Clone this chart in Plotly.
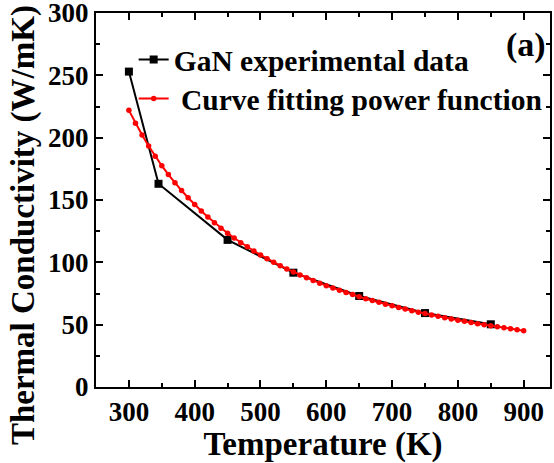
import plotly.graph_objects as go

exp_T = [300, 345, 450, 550, 650, 750, 850]
exp_k = [253, 163, 118, 91.7, 73, 59.3, 50.3]

fit_T = list(range(300, 901, 10))
fit_k = [221.9, 211.6, 202.1, 193.3, 185.1, 177.5, 170.4, 163.8, 157.6, 151.8,
         146.3, 141.2, 136.3, 131.8, 127.4, 123.4, 119.5, 115.8, 112.4, 109.1,
         105.9, 102.9, 100.1, 97.3, 94.7, 92.3, 89.9, 87.6, 85.4, 83.3,
         81.3, 79.4, 77.6, 75.8, 74.1, 72.4, 70.8, 69.3, 67.9, 66.4,
         65.1, 63.7, 62.5, 61.2, 60.0, 58.9, 57.8, 56.7, 55.6, 54.6,
         53.6, 52.7, 51.7, 50.8, 50.0, 49.1, 48.3, 47.5, 46.7, 46.0, 45.2]

x_ticks = [300, 400, 500, 600, 700, 800, 900]
y_ticks = [0, 50, 100, 150, 200, 250, 300]

FONT = "Liberation Serif"

fig = go.Figure()
fig.add_trace(go.Scatter(
    x=exp_T, y=exp_k, mode="lines+markers", name="GaN experimental data",
    line=dict(color="black", width=2),
    marker=dict(symbol="square", size=8, color="black"),
    legend="legend",
))
fig.add_trace(go.Scatter(
    x=fit_T, y=fit_k, mode="lines+markers", name=" Curve fitting power function",
    line=dict(color="red", width=2),
    marker=dict(symbol="circle", size=5.5, color="red"),
    legend="legend2",
))

axis_common = dict(
    showline=True, linecolor="black", linewidth=2, mirror="allticks",
    ticks="inside", ticklen=7, tickwidth=1.5, tickcolor="black",
    showgrid=False, zeroline=False, automargin=False,
    ticklabeloverflow="allow",
    tickfont=dict(family=FONT, size=27, color="black", weight="bold"),
    title_font=dict(family=FONT, size=33, color="black", weight="bold"),
)

fig.update_xaxes(
    range=[250, 940], tickvals=x_ticks,
    title_text="Temperature (K)",
    minor=dict(ticks="inside", ticklen=4, tickwidth=1.5, tickcolor="black", dtick=50, tick0=250),
    **axis_common,
)
fig.update_yaxes(
    range=[0, 300], tickvals=y_ticks,
    minor=dict(ticks="inside", ticklen=4, tickwidth=1.5, tickcolor="black", dtick=25, tick0=0),
    **axis_common,
)

fig.add_annotation(
    text="Thermal Conductivity (W/mK)", xref="paper", yref="paper",
    x=-0.1608, y=0.433, xanchor="center", yanchor="middle", textangle=-90,
    showarrow=False, font=dict(family=FONT, size=33, color="black", weight="bold"),
)

fig.add_annotation(
    text="(a)", xref="paper", yref="paper", x=0.996, y=0.914,
    xanchor="right", yanchor="middle", showarrow=False,
    font=dict(family=FONT, size=34, color="black", weight="bold"),
)

leg_common = dict(
    xanchor="left", yanchor="top",
    bgcolor="rgba(0,0,0,0)", borderwidth=0,
    font=dict(family=FONT, size=29.5, color="black", weight="bold"),
    itemwidth=30,
)

fig.update_layout(
    width=554, height=463,
    margin=dict(l=96, r=4, t=13, b=76),
    paper_bgcolor="white", plot_bgcolor="white",
    showlegend=True,
    legend=dict(x=0.083, y=0.944, **leg_common),
    legend2=dict(x=0.083, y=0.84, **leg_common),
)

fig.write_html("out.html", config={"displayModeBar": False},
               post_script="document.body.style.margin='0';")
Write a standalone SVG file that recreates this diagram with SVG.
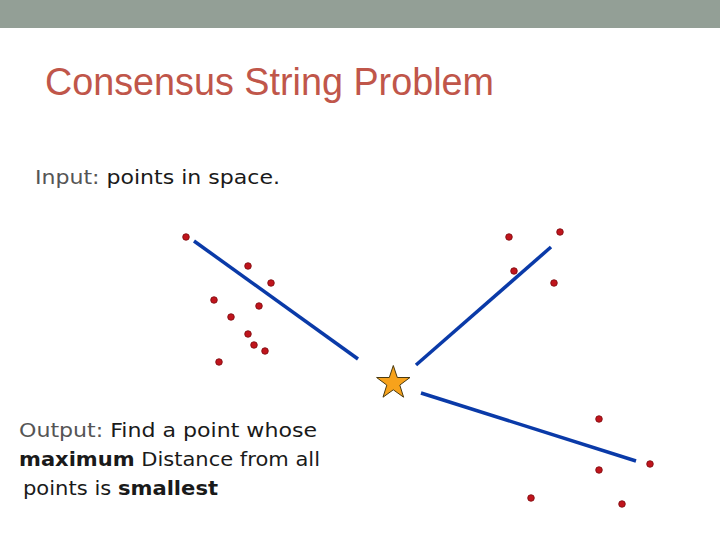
<svg xmlns="http://www.w3.org/2000/svg" width="720" height="540" viewBox="0 0 720 540">
<defs>
<style>
.pt{fill:#c0141c;stroke:#7a0a0e;stroke-width:0.8}
.ln{stroke:#0a3aa8;stroke-width:3.5;stroke-linecap:butt;fill:none}
.body{font-family:"DejaVu Sans","Liberation Sans",sans-serif;font-size:20px;fill:#1a1a1a}
.gray{fill:#555}
</style>
</defs>
<rect x="0" y="0" width="720" height="540" fill="#ffffff"/>
<rect x="0" y="0" width="720" height="28" fill="#939f96"/>
<text x="45" y="95" font-family="'Liberation Sans',Arial,sans-serif" font-size="38" fill="#c0564a" textLength="449" lengthAdjust="spacingAndGlyphs">Consensus String Problem</text>
<text class="body" x="35" y="184" textLength="245" lengthAdjust="spacingAndGlyphs"><tspan class="gray">Input:</tspan> points in space.</text>
<text class="body" x="19" y="437" textLength="298" lengthAdjust="spacingAndGlyphs"><tspan class="gray">Output:</tspan> Find a point whose</text>
<text class="body" x="19" y="466" textLength="301" lengthAdjust="spacingAndGlyphs"><tspan font-weight="bold">maximum</tspan> Distance from all</text>
<text class="body" x="23" y="495" textLength="195" lengthAdjust="spacingAndGlyphs">points is <tspan font-weight="bold">smallest</tspan></text>
<g id="connectors">
<line class="ln" x1="194" y1="241" x2="358" y2="359"/>
<line class="ln" x1="551" y1="247" x2="416" y2="365"/>
<line class="ln" x1="421" y1="393" x2="636" y2="461"/>
</g>
<g id="points">
<circle class="pt" cx="186" cy="237" r="3.3"/>
<circle class="pt" cx="248" cy="266" r="3.3"/>
<circle class="pt" cx="271" cy="283" r="3.3"/>
<circle class="pt" cx="214" cy="300" r="3.3"/>
<circle class="pt" cx="259" cy="306" r="3.3"/>
<circle class="pt" cx="231" cy="317" r="3.3"/>
<circle class="pt" cx="248" cy="334" r="3.3"/>
<circle class="pt" cx="254" cy="345" r="3.3"/>
<circle class="pt" cx="265" cy="351" r="3.3"/>
<circle class="pt" cx="219" cy="362" r="3.3"/>
<circle class="pt" cx="509" cy="237" r="3.3"/>
<circle class="pt" cx="560" cy="232" r="3.3"/>
<circle class="pt" cx="514" cy="271" r="3.3"/>
<circle class="pt" cx="554" cy="283" r="3.3"/>
<circle class="pt" cx="599" cy="419" r="3.3"/>
<circle class="pt" cx="650" cy="464" r="3.3"/>
<circle class="pt" cx="599" cy="470" r="3.3"/>
<circle class="pt" cx="531" cy="498" r="3.3"/>
<circle class="pt" cx="622" cy="504" r="3.3"/>
</g>
<g id="star">
<polygon points="393.3,365.5 397.3,377.5 410,377.5 399.8,385.1 403.6,397.2 393.3,389.8 383,397.2 386.8,385.1 376.6,377.5 389.3,377.5" fill="#f7a21b" stroke="#4a3a10" stroke-width="1"/>
</g>
</svg>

Set task :: Would you set down the listing exactly, omitting pictures?

Written solution ::
Clone this chart in Plotly.
import plotly.graph_objects as go

exp_T = [300, 345, 450, 550, 650, 750, 850]
exp_k = [253, 163, 118, 91.7, 73, 59.3, 50.3]

fit_T = list(range(300, 901, 10))
fit_k = [221.9, 211.6, 202.1, 193.3, 185.1, 177.5, 170.4, 163.8, 157.6, 151.8,
         146.3, 141.2, 136.3, 131.8, 127.4, 123.4, 119.5, 115.8, 112.4, 109.1,
         105.9, 102.9, 100.1, 97.3, 94.7, 92.3, 89.9, 87.6, 85.4, 83.3,
         81.3, 79.4, 77.6, 75.8, 74.1, 72.4, 70.8, 69.3, 67.9, 66.4,
         65.1, 63.7, 62.5, 61.2, 60.0, 58.9, 57.8, 56.7, 55.6, 54.6,
         53.6, 52.7, 51.7, 50.8, 50.0, 49.1, 48.3, 47.5, 46.7, 46.0, 45.2]

x_ticks = [300, 400, 500, 600, 700, 800, 900]
y_ticks = [0, 50, 100, 150, 200, 250, 300]

FONT = "Liberation Serif"

fig = go.Figure()
fig.add_trace(go.Scatter(
    x=exp_T, y=exp_k, mode="lines+markers", name="GaN experimental data",
    line=dict(color="black", width=2),
    marker=dict(symbol="square", size=8, color="black"),
    legend="legend",
))
fig.add_trace(go.Scatter(
    x=fit_T, y=fit_k, mode="lines+markers", name=" Curve fitting power function",
    line=dict(color="red", width=2),
    marker=dict(symbol="circle", size=5.5, color="red"),
    legend="legend2",
))

axis_common = dict(
    showline=True, linecolor="black", linewidth=2, mirror="allticks",
    ticks="inside", ticklen=7, tickwidth=1.5, tickcolor="black",
    showgrid=False, zeroline=False, automargin=False,
    ticklabeloverflow="allow",
    tickfont=dict(family=FONT, size=27, color="black", weight="bold"),
    title_font=dict(family=FONT, size=33, color="black", weight="bold"),
)

fig.update_xaxes(
    range=[250, 940], tickvals=x_ticks,
    title_text="Temperature (K)",
    minor=dict(ticks="inside", ticklen=4, tickwidth=1.5, tickcolor="black", dtick=50, tick0=250),
    **axis_common,
)
fig.update_yaxes(
    range=[0, 300], tickvals=y_ticks,
    minor=dict(ticks="inside", ticklen=4, tickwidth=1.5, tickcolor="black", dtick=25, tick0=0),
    **axis_common,
)

fig.add_annotation(
    text="Thermal Conductivity (W/mK)", xref="paper", yref="paper",
    x=-0.1608, y=0.433, xanchor="center", yanchor="middle", textangle=-90,
    showarrow=False, font=dict(family=FONT, size=33, color="black", weight="bold"),
)

fig.add_annotation(
    text="(a)", xref="paper", yref="paper", x=0.996, y=0.914,
    xanchor="right", yanchor="middle", showarrow=False,
    font=dict(family=FONT, size=34, color="black", weight="bold"),
)

leg_common = dict(
    xanchor="left", yanchor="top",
    bgcolor="rgba(0,0,0,0)", borderwidth=0,
    font=dict(family=FONT, size=29.5, color="black", weight="bold"),
    itemwidth=30,
)

fig.update_layout(
    width=554, height=463,
    margin=dict(l=96, r=4, t=13, b=76),
    paper_bgcolor="white", plot_bgcolor="white",
    showlegend=True,
    legend=dict(x=0.083, y=0.944, **leg_common),
    legend2=dict(x=0.083, y=0.84, **leg_common),
)

fig.write_html("out.html", config={"displayModeBar": False},
               post_script="document.body.style.margin='0';")
Write a standalone SVG file that recreates this diagram with SVG.
<svg xmlns="http://www.w3.org/2000/svg" width="720" height="540" viewBox="0 0 720 540">
<defs>
<style>
.pt{fill:#c0141c;stroke:#7a0a0e;stroke-width:0.8}
.ln{stroke:#0a3aa8;stroke-width:3.5;stroke-linecap:butt;fill:none}
.body{font-family:"DejaVu Sans","Liberation Sans",sans-serif;font-size:20px;fill:#1a1a1a}
.gray{fill:#555}
</style>
</defs>
<rect x="0" y="0" width="720" height="540" fill="#ffffff"/>
<rect x="0" y="0" width="720" height="28" fill="#939f96"/>
<text x="45" y="95" font-family="'Liberation Sans',Arial,sans-serif" font-size="38" fill="#c0564a" textLength="449" lengthAdjust="spacingAndGlyphs">Consensus String Problem</text>
<text class="body" x="35" y="184" textLength="245" lengthAdjust="spacingAndGlyphs"><tspan class="gray">Input:</tspan> points in space.</text>
<text class="body" x="19" y="437" textLength="298" lengthAdjust="spacingAndGlyphs"><tspan class="gray">Output:</tspan> Find a point whose</text>
<text class="body" x="19" y="466" textLength="301" lengthAdjust="spacingAndGlyphs"><tspan font-weight="bold">maximum</tspan> Distance from all</text>
<text class="body" x="23" y="495" textLength="195" lengthAdjust="spacingAndGlyphs">points is <tspan font-weight="bold">smallest</tspan></text>
<g id="connectors">
<line class="ln" x1="194" y1="241" x2="358" y2="359"/>
<line class="ln" x1="551" y1="247" x2="416" y2="365"/>
<line class="ln" x1="421" y1="393" x2="636" y2="461"/>
</g>
<g id="points">
<circle class="pt" cx="186" cy="237" r="3.3"/>
<circle class="pt" cx="248" cy="266" r="3.3"/>
<circle class="pt" cx="271" cy="283" r="3.3"/>
<circle class="pt" cx="214" cy="300" r="3.3"/>
<circle class="pt" cx="259" cy="306" r="3.3"/>
<circle class="pt" cx="231" cy="317" r="3.3"/>
<circle class="pt" cx="248" cy="334" r="3.3"/>
<circle class="pt" cx="254" cy="345" r="3.3"/>
<circle class="pt" cx="265" cy="351" r="3.3"/>
<circle class="pt" cx="219" cy="362" r="3.3"/>
<circle class="pt" cx="509" cy="237" r="3.3"/>
<circle class="pt" cx="560" cy="232" r="3.3"/>
<circle class="pt" cx="514" cy="271" r="3.3"/>
<circle class="pt" cx="554" cy="283" r="3.3"/>
<circle class="pt" cx="599" cy="419" r="3.3"/>
<circle class="pt" cx="650" cy="464" r="3.3"/>
<circle class="pt" cx="599" cy="470" r="3.3"/>
<circle class="pt" cx="531" cy="498" r="3.3"/>
<circle class="pt" cx="622" cy="504" r="3.3"/>
</g>
<g id="star">
<polygon points="393.3,365.5 397.3,377.5 410,377.5 399.8,385.1 403.6,397.2 393.3,389.8 383,397.2 386.8,385.1 376.6,377.5 389.3,377.5" fill="#f7a21b" stroke="#4a3a10" stroke-width="1"/>
</g>
</svg>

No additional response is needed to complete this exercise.